One of the main reasons investors are attracted to AGNC is its big dividend (paid monthly). And the dividend is well covered by the company’s non-GAAP earnings number (net spread and dollar roll, estimated to be ~$0.84) versus the $0.36 in monthly dividends paid each quarter (even after paying the smaller quarterly preferred share dividends).

AGNC has reduced its dividend many times in the past (and even increased it a couple times), and another reduction may be coming in the near future. Even if the dividend is reduced, we don’t expect it to be overly dramatic, but rather more of a right-sizing, as the company has done in the past.

Long-Term Returns

To provide some perspective on AGNC’s long-term return potential, here is a look at its long-term return on equity.

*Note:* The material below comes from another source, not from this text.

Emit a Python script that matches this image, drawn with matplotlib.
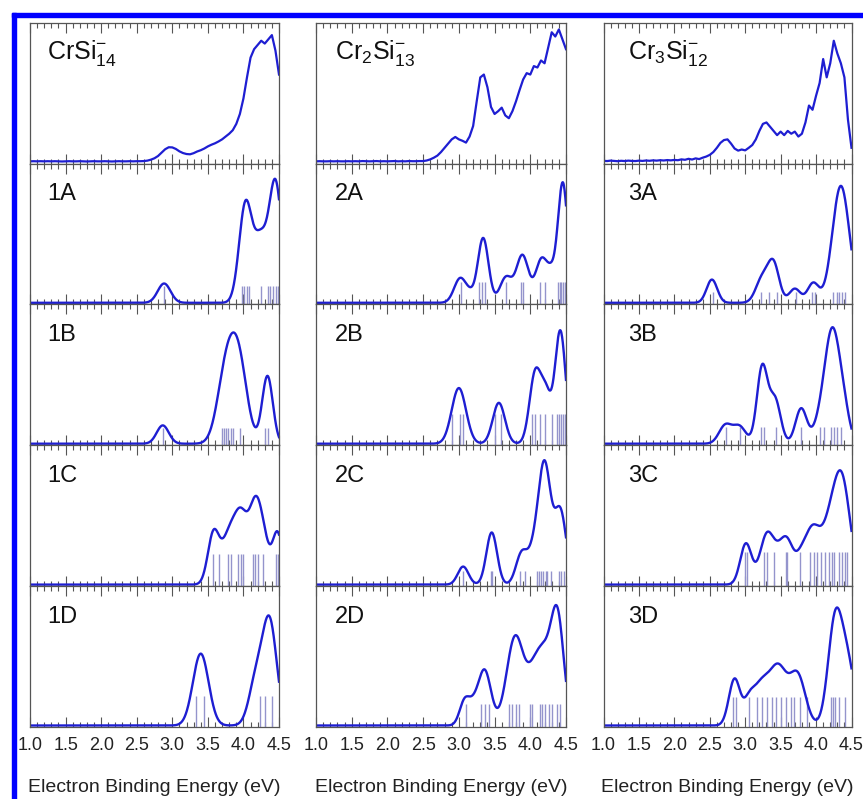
import numpy as np
import matplotlib
matplotlib.use("Agg")
import matplotlib.pyplot as plt
from matplotlib.patches import Rectangle
from matplotlib.ticker import MultipleLocator, FormatStrFormatter

plt.rcParams['font.family'] = ['Liberation Sans', 'DejaVu Sans']
plt.rcParams['mathtext.default'] = 'regular'

# ===== experimental spectra (top row), sampled every 0.05 eV from 1.0 to 4.5 =====
energy_exp = np.linspace(1.0, 4.5, 71)

exp_CrSi14 = [
    0.004, 0.005, 0.004, 0.005, 0.004, 0.005, 0.004, 0.005, 0.004, 0.003,
    0.004, 0.005, 0.004, 0.004, 0.005, 0.004, 0.003, 0.004, 0.005, 0.004,
    0.004, 0.005, 0.004, 0.003, 0.004, 0.005, 0.004, 0.004, 0.005, 0.004,
    0.005, 0.005, 0.006, 0.009, 0.016, 0.026, 0.042, 0.066, 0.090, 0.104,
    0.103, 0.092, 0.075, 0.063, 0.056, 0.054, 0.062, 0.074, 0.083, 0.095,
    0.110, 0.122, 0.132, 0.145, 0.160, 0.180, 0.200, 0.225, 0.270, 0.340,
    0.450, 0.600, 0.740, 0.800, 0.830, 0.860, 0.840, 0.870, 0.900, 0.790,
    0.620]

exp_Cr2Si13 = [
    0.004, 0.005, 0.004, 0.004, 0.005, 0.004, 0.005, 0.004, 0.004, 0.005,
    0.004, 0.005, 0.004, 0.006, 0.005, 0.004, 0.005, 0.006, 0.004, 0.005,
    0.004, 0.005, 0.006, 0.004, 0.005, 0.004, 0.006, 0.005, 0.005, 0.006,
    0.006, 0.010, 0.018, 0.030, 0.045, 0.070, 0.100, 0.130, 0.160, 0.177,
    0.160, 0.150, 0.137, 0.180, 0.255, 0.430, 0.600, 0.620, 0.530, 0.390,
    0.340, 0.360, 0.385, 0.330, 0.310, 0.360, 0.430, 0.510, 0.585, 0.630,
    0.620, 0.680, 0.670, 0.720, 0.700, 0.810, 0.920, 0.890, 0.940, 0.870,
    0.800]

exp_Cr3Si12 = [
    0.008, 0.006, 0.009, 0.007, 0.005, 0.008, 0.006, 0.009, 0.007, 0.006,
    0.009, 0.007, 0.010, 0.008, 0.011, 0.009, 0.012, 0.010, 0.013, 0.011,
    0.014, 0.012, 0.018, 0.015, 0.022, 0.017, 0.025, 0.020, 0.030, 0.038,
    0.050, 0.070, 0.100, 0.135, 0.155, 0.160, 0.130, 0.095, 0.080, 0.088,
    0.082, 0.100, 0.120, 0.160, 0.220, 0.270, 0.280, 0.250, 0.220, 0.190,
    0.215, 0.190, 0.220, 0.200, 0.215, 0.180, 0.200, 0.280, 0.400, 0.370,
    0.470, 0.560, 0.730, 0.600, 0.700, 0.860, 0.770, 0.700, 0.600, 0.300,
    0.100]

exp_labels = [r'$CrSi^{-}_{14}$', r'$Cr_2Si^{-}_{13}$', r'$Cr_3Si^{-}_{12}$']

# ===== simulated spectra: broadened peaks (center eV, height, width eV) + stick positions =====
peaks_1A = [(2.885, 0.137, 0.09), (4.03, 0.70, 0.09), (4.24, 0.42, 0.09), (4.45, 0.85, 0.09)]
sticks_1A = [2.88, 3.98, 4.01, 4.05, 4.08, 4.24, 4.35, 4.38, 4.42, 4.46, 4.49]

peaks_1B = [(2.866, 0.13, 0.085), (3.75, 0.47, 0.12), (3.93, 0.57, 0.12), (4.338, 0.48, 0.075)]
sticks_1B = [2.87, 3.70, 3.73, 3.76, 3.79, 3.82, 3.86, 3.95, 4.31, 4.35]

peaks_1C = [(3.58, 0.36, 0.08), (3.80, 0.34, 0.10), (3.97, 0.42, 0.09), (4.17, 0.54, 0.09),
            (4.30, 0.20, 0.08), (4.48, 0.36, 0.07)]
sticks_1C = [3.57, 3.65, 3.78, 3.82, 3.93, 3.96, 4.00, 4.13, 4.16, 4.20, 4.27, 4.46, 4.49]

peaks_1D = [(3.40, 0.51, 0.11), (4.18, 0.32, 0.10), (4.37, 0.72, 0.10)]
sticks_1D = [3.33, 3.45, 4.23, 4.31, 4.40]

peaks_2A = [(3.02, 0.175, 0.085), (3.16, 0.04, 0.06), (3.34, 0.46, 0.075), (3.66, 0.18, 0.085),
            (3.89, 0.335, 0.085), (4.16, 0.31, 0.085), (4.30, 0.14, 0.06), (4.455, 0.85, 0.07)]
sticks_2A = [3.03, 3.28, 3.33, 3.37, 3.66, 3.87, 3.90, 4.13, 4.20, 4.39, 4.41, 4.43, 4.46, 4.48]

peaks_2B = [(3.00, 0.395, 0.10), (3.56, 0.29, 0.085), (4.07, 0.50, 0.08), (4.22, 0.32, 0.07),
            (4.42, 0.80, 0.075)]
sticks_2B = [2.90, 3.01, 3.06, 3.51, 3.59, 4.02, 4.07, 4.13, 4.21, 4.31, 4.37, 4.40, 4.43, 4.46, 4.48]

peaks_2C = [(3.06, 0.128, 0.075), (3.46, 0.37, 0.075), (3.88, 0.22, 0.08), (4.05, 0.20, 0.08),
            (4.20, 0.83, 0.085), (4.42, 0.52, 0.085)]
sticks_2C = [3.06, 3.45, 3.47, 3.85, 3.92, 4.09, 4.12, 4.15, 4.18, 4.22, 4.24, 4.29, 4.40, 4.43, 4.47]

peaks_2D = [(3.08, 0.17, 0.07), (3.20, 0.10, 0.07), (3.36, 0.39, 0.09), (3.79, 0.63, 0.12),
            (4.05, 0.30, 0.10), (4.20, 0.40, 0.10), (4.38, 0.76, 0.09)]
sticks_2D = [3.10, 3.31, 3.36, 3.42, 3.70, 3.74, 3.80, 3.84, 4.00, 4.03, 4.13, 4.16, 4.21, 4.26,
             4.30, 4.37, 4.41]

peaks_3A = [(2.53, 0.165, 0.075), (3.24, 0.17, 0.09), (3.40, 0.27, 0.08), (3.70, 0.10, 0.08),
            (3.96, 0.14, 0.08), (4.35, 0.83, 0.12)]
sticks_3A = [2.54, 3.22, 3.33, 3.45, 3.71, 3.94, 3.98, 4.24, 4.29, 4.32, 4.37, 4.41]

peaks_3B = [(2.72, 0.13, 0.09), (2.92, 0.12, 0.09), (3.24, 0.54, 0.075), (3.42, 0.31, 0.08),
            (3.79, 0.25, 0.08), (4.04, 0.10, 0.09), (4.23, 0.80, 0.11), (4.40, 0.15, 0.08)]
sticks_3B = [2.725, 2.92, 3.22, 3.26, 3.43, 3.79, 4.05, 4.11, 4.21, 4.25, 4.29, 4.35]

peaks_3C = [(3.01, 0.29, 0.08), (3.31, 0.36, 0.10), (3.45, 0.04, 0.07), (3.58, 0.32, 0.10),
            (3.78, 0.08, 0.07), (3.95, 0.40, 0.12), (4.18, 0.25, 0.10), (4.36, 0.75, 0.12)]
sticks_3C = [2.99, 3.03, 3.27, 3.31, 3.40, 3.57, 3.59, 3.78, 3.91, 3.97, 4.02, 4.07, 4.13, 4.18,
             4.23, 4.26, 4.32, 4.37, 4.41, 4.44]

peaks_3D = [(2.85, 0.33, 0.08), (3.05, 0.12, 0.07), (3.22, 0.28, 0.12), (3.47, 0.39, 0.12),
            (3.74, 0.35, 0.11), (4.27, 0.74, 0.10), (4.45, 0.40, 0.10)]
sticks_3D = [2.83, 2.87, 3.05, 3.17, 3.24, 3.31, 3.38, 3.44, 3.50, 3.57, 3.64, 3.69, 3.78, 3.87,
             4.21, 4.24, 4.27, 4.32, 4.41]

sim_labels = [['1A', '1B', '1C', '1D'], ['2A', '2B', '2C', '2D'], ['3A', '3B', '3C', '3D']]
sim_peaks = [[peaks_1A, peaks_1B, peaks_1C, peaks_1D],
             [peaks_2A, peaks_2B, peaks_2C, peaks_2D],
             [peaks_3A, peaks_3B, peaks_3C, peaks_3D]]
sim_sticks = [[sticks_1A, sticks_1B, sticks_1C, sticks_1D],
              [sticks_2A, sticks_2B, sticks_2C, sticks_2D],
              [sticks_3A, sticks_3B, sticks_3C, sticks_3D]]
exp_data = [exp_CrSi14, exp_Cr2Si13, exp_Cr3Si12]


def broaden(peaks, e):
    # sum of gaussians
    y = np.zeros_like(e)
    for c, h, w in peaks:
        y += h * np.exp(-0.5 * ((e - c) / w) ** 2)
    return y


# ===== layout (pixels) =====
W, H = 863, 799
col_left = [30, 316, 603.5]
col_w = [249, 250, 248]
row_top0, row_h = 22.7, 140.9
lab_x = [0.07, 0.075, 0.10]
stick_top = [[0.12, 0.11, 0.22, 0.21], [0.15, 0.21, 0.10, 0.15], [0.08, 0.12, 0.23, 0.20]]

line_c = '#1e1ed2'
stick_c = '#9494cc'
frame_c = '#555555'
ylo, yhi = -0.012, 0.988

e_sim = np.linspace(1.0, 4.5, 701)

fig = plt.figure(figsize=(W / 100, H / 100), dpi=100)

for c in range(3):
    for r in range(5):
        top = row_top0 + r * row_h
        ax = fig.add_axes([col_left[c] / W, 1 - (top + row_h) / H, col_w[c] / W, row_h / H])
        ax.set_xlim(1.0, 4.5)
        ax.set_ylim(ylo, yhi)
        ax.set_yticks([])
        ax.xaxis.set_major_locator(MultipleLocator(0.5))
        ax.xaxis.set_minor_locator(MultipleLocator(0.1))
        ax.xaxis.set_major_formatter(FormatStrFormatter('%.1f'))
        ax.tick_params(axis='x', which='both', direction='in', top=True, bottom=True,
                       color=frame_c, width=0.8, labelbottom=(r == 4),
                       labelsize=13, pad=7, labelcolor='#222222')
        ax.tick_params(axis='x', which='major', length=7)
        ax.tick_params(axis='x', which='minor', length=3.5)
        for sp in ax.spines.values():
            sp.set_color(frame_c)
            sp.set_linewidth(0.9)

        if r == 0:
            ax.plot(energy_exp, exp_data[c], color=line_c, lw=1.6)
            ax.text(lab_x[c], 0.74, exp_labels[c], transform=ax.transAxes,
                    fontsize=18, va='baseline', ha='left', color='#111111')
        else:
            ax.vlines(sim_sticks[c][r - 1], ylo, stick_top[c][r - 1], color=stick_c, lw=1.0)
            ax.plot(e_sim, broaden(sim_peaks[c][r - 1], e_sim), color=line_c, lw=1.7)
            ax.text(lab_x[c], 0.74, sim_labels[c][r - 1], transform=ax.transAxes,
                    fontsize=17, va='baseline', ha='left', color='#111111')

    fig.text((col_left[c] + col_w[c] / 2) / W, 1 - 791.5 / H, 'Electron Binding Energy (eV)',
             ha='center', va='baseline', fontsize=14, color='#222222')

# blue frame on the top and left
fig.patches.append(Rectangle((11.5 / W, 0), 4.5 / W, 1 - 12.5 / H,
                             transform=fig.transFigure, color='#0000ff', zorder=10))
fig.patches.append(Rectangle((11.5 / W, 1 - 16.7 / H), 1 - 11.5 / W, 4.2 / H,
                             transform=fig.transFigure, color='#0000ff', zorder=10))

fig.savefig('out.png', dpi=100)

Return on equity is basically net income divided by book value (or equity value), and it has been declining over the years for AGNC. That’s not to say ROE can’t turn positive going forward, but it does suggest management decisions have not been the best. Book value is increased or decreased by return on equity (or return on book value), and share price generally follows book value in the long-term, even though in the short-term share prices can deviate widely as compared to book value.

And while AGNC may improve its book value and ROE going forward (especially based on higher interest rates and the current market cycle) long-term declines in these metrics are simply not a good thing for investors.

The Bottom Line

AGNC is tempting, especially for a shorter-term trade. The price is well below book value, and the return potential is improved considering interest rates (and net interest margins) are higher, especially now that the lion’s share of the cyclical book value declines may be over. And even if the dividend is rightsized, it won’t be the first time, and it will very likely still be a very large dividend (paid monthly).

As a long-term investor, AGNC has red flags. A constantly declining book value and negative return on equity are a turn off. For these reasons, we remain on the sidelines (we have owned AGNC in the past, but we currently do not own any mortgage REITs). However, we do acknowledge that AGNC may currently be set up attractively for some impressive shorter-term trading gains—if you are inclined to take advantage.